◆ Do this
Retype exactly what runs from the first line of the data to the line with "const RED = '#ff1414', BLUE", keeping both of those lines and skipping pictures.
* BEGIN *
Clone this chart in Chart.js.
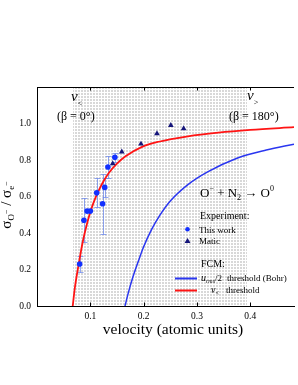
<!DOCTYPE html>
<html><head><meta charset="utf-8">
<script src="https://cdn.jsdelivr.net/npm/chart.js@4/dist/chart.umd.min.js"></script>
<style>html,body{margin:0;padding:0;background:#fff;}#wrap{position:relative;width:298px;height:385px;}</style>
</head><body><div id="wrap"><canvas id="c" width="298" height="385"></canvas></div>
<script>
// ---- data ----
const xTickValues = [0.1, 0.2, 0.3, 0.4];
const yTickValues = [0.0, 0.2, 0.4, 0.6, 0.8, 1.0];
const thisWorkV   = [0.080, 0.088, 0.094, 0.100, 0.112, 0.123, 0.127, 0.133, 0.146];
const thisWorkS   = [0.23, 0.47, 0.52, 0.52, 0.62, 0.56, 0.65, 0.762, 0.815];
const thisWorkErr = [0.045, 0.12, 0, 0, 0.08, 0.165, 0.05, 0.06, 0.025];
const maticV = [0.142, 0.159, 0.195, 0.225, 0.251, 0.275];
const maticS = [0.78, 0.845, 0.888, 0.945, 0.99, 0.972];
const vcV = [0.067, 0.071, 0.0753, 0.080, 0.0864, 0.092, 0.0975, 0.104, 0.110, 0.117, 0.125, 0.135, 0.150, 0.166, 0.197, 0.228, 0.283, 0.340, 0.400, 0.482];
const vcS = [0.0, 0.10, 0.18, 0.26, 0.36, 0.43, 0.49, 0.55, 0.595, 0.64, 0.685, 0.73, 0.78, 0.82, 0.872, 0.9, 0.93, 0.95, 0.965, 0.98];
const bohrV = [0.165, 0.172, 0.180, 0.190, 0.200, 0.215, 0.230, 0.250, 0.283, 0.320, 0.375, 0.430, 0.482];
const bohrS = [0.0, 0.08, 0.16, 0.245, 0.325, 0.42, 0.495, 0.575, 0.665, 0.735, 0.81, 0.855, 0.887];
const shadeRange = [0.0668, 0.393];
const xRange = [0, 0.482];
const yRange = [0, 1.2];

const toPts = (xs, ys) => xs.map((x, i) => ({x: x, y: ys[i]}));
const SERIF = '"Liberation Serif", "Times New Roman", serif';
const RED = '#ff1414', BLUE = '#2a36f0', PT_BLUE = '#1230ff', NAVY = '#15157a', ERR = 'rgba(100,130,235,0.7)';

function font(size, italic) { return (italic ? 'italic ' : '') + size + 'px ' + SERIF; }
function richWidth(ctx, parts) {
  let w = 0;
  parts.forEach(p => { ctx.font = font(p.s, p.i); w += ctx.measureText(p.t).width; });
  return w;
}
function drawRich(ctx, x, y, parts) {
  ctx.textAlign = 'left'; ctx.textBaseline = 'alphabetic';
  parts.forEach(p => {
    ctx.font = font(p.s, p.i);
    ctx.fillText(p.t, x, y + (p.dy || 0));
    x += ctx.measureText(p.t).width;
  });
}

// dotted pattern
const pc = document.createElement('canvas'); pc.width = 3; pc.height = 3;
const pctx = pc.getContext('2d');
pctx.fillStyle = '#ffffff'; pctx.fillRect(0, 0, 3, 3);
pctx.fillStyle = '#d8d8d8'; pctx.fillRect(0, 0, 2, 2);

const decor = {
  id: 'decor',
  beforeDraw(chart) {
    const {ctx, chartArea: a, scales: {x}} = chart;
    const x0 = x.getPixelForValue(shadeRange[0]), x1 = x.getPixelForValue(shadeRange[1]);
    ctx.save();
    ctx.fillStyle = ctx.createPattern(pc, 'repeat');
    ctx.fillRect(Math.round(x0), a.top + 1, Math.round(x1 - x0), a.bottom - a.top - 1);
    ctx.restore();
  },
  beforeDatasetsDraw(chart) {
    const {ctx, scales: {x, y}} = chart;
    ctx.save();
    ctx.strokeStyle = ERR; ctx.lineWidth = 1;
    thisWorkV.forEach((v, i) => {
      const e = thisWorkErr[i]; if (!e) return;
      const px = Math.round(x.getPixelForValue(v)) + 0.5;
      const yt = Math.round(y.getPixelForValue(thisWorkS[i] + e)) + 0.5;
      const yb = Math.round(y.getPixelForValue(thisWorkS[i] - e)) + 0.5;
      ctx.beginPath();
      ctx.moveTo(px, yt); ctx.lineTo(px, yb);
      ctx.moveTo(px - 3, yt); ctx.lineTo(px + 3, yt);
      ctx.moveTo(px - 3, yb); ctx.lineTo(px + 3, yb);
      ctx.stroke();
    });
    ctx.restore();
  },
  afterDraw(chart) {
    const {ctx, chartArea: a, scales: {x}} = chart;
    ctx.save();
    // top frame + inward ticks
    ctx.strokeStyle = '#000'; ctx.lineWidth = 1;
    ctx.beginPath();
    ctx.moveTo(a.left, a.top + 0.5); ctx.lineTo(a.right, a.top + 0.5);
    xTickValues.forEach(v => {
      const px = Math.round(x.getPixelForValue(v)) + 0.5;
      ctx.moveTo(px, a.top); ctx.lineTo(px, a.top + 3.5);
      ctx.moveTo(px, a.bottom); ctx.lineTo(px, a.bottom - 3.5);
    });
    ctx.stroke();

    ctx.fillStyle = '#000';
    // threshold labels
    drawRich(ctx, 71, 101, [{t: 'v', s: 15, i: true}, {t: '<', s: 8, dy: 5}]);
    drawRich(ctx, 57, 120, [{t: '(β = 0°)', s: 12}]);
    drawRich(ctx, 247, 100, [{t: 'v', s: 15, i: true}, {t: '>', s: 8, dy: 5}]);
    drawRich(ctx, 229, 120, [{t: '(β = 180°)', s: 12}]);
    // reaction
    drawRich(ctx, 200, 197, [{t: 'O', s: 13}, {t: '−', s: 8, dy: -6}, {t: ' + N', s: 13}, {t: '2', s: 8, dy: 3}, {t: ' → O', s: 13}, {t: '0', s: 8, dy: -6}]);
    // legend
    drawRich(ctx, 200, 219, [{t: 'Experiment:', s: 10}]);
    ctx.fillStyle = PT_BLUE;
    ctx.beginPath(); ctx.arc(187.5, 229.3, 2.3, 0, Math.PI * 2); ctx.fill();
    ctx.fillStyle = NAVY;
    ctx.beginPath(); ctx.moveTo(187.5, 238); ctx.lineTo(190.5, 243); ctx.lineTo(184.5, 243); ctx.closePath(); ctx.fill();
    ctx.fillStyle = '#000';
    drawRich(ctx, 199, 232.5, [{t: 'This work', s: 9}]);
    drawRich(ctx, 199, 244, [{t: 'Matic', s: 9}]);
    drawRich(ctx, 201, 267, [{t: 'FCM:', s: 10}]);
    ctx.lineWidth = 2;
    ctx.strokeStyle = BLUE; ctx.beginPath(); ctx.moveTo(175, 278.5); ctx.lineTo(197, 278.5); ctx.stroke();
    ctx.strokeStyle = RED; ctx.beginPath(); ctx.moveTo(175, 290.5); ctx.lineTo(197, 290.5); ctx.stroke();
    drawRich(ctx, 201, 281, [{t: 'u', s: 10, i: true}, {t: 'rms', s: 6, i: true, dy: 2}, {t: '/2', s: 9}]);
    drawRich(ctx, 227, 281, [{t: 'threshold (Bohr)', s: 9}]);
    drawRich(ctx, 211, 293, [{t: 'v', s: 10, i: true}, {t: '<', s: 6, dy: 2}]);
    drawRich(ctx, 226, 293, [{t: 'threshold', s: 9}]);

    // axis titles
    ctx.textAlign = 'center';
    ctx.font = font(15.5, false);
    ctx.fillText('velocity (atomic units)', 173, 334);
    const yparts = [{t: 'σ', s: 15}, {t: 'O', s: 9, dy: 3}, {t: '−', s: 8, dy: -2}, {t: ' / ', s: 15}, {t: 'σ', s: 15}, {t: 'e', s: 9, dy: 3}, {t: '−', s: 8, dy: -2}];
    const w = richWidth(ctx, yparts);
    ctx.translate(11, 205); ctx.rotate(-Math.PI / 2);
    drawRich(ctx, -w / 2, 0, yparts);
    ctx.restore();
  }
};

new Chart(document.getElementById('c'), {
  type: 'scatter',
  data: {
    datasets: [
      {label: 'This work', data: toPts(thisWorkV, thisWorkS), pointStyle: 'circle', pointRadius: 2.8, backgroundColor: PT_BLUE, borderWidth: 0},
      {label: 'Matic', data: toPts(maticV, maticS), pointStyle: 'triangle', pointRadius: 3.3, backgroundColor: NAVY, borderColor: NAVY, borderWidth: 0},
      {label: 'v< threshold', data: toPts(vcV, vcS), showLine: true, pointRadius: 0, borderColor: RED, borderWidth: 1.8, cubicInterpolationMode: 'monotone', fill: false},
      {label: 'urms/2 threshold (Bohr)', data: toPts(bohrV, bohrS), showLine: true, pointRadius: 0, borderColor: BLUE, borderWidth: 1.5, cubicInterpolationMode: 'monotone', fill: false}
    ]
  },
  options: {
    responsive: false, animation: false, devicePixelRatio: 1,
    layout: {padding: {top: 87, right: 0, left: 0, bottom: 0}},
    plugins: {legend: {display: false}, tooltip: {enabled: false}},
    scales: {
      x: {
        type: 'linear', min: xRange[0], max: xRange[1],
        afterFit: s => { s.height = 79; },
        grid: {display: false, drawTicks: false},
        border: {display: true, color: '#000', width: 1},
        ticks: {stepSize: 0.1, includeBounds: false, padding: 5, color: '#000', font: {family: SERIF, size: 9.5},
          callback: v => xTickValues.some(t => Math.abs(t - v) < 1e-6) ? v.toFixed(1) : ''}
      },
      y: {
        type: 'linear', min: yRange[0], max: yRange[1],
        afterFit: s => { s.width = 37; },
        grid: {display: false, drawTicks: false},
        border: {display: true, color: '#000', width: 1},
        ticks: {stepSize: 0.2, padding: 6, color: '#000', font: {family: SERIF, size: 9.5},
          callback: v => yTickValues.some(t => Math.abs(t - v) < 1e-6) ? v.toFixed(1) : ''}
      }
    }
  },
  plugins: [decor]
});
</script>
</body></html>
* END *
◆ Full answer
Clone this chart in Chart.js.
<!DOCTYPE html>
<html><head><meta charset="utf-8">
<script src="https://cdn.jsdelivr.net/npm/chart.js@4/dist/chart.umd.min.js"></script>
<style>html,body{margin:0;padding:0;background:#fff;}#wrap{position:relative;width:298px;height:385px;}</style>
</head><body><div id="wrap"><canvas id="c" width="298" height="385"></canvas></div>
<script>
// ---- data ----
const xTickValues = [0.1, 0.2, 0.3, 0.4];
const yTickValues = [0.0, 0.2, 0.4, 0.6, 0.8, 1.0];
const thisWorkV   = [0.080, 0.088, 0.094, 0.100, 0.112, 0.123, 0.127, 0.133, 0.146];
const thisWorkS   = [0.23, 0.47, 0.52, 0.52, 0.62, 0.56, 0.65, 0.762, 0.815];
const thisWorkErr = [0.045, 0.12, 0, 0, 0.08, 0.165, 0.05, 0.06, 0.025];
const maticV = [0.142, 0.159, 0.195, 0.225, 0.251, 0.275];
const maticS = [0.78, 0.845, 0.888, 0.945, 0.99, 0.972];
const vcV = [0.067, 0.071, 0.0753, 0.080, 0.0864, 0.092, 0.0975, 0.104, 0.110, 0.117, 0.125, 0.135, 0.150, 0.166, 0.197, 0.228, 0.283, 0.340, 0.400, 0.482];
const vcS = [0.0, 0.10, 0.18, 0.26, 0.36, 0.43, 0.49, 0.55, 0.595, 0.64, 0.685, 0.73, 0.78, 0.82, 0.872, 0.9, 0.93, 0.95, 0.965, 0.98];
const bohrV = [0.165, 0.172, 0.180, 0.190, 0.200, 0.215, 0.230, 0.250, 0.283, 0.320, 0.375, 0.430, 0.482];
const bohrS = [0.0, 0.08, 0.16, 0.245, 0.325, 0.42, 0.495, 0.575, 0.665, 0.735, 0.81, 0.855, 0.887];
const shadeRange = [0.0668, 0.393];
const xRange = [0, 0.482];
const yRange = [0, 1.2];

const toPts = (xs, ys) => xs.map((x, i) => ({x: x, y: ys[i]}));
const SERIF = '"Liberation Serif", "Times New Roman", serif';
const RED = '#ff1414', BLUE = '#2a36f0', PT_BLUE = '#1230ff', NAVY = '#15157a', ERR = 'rgba(100,130,235,0.7)';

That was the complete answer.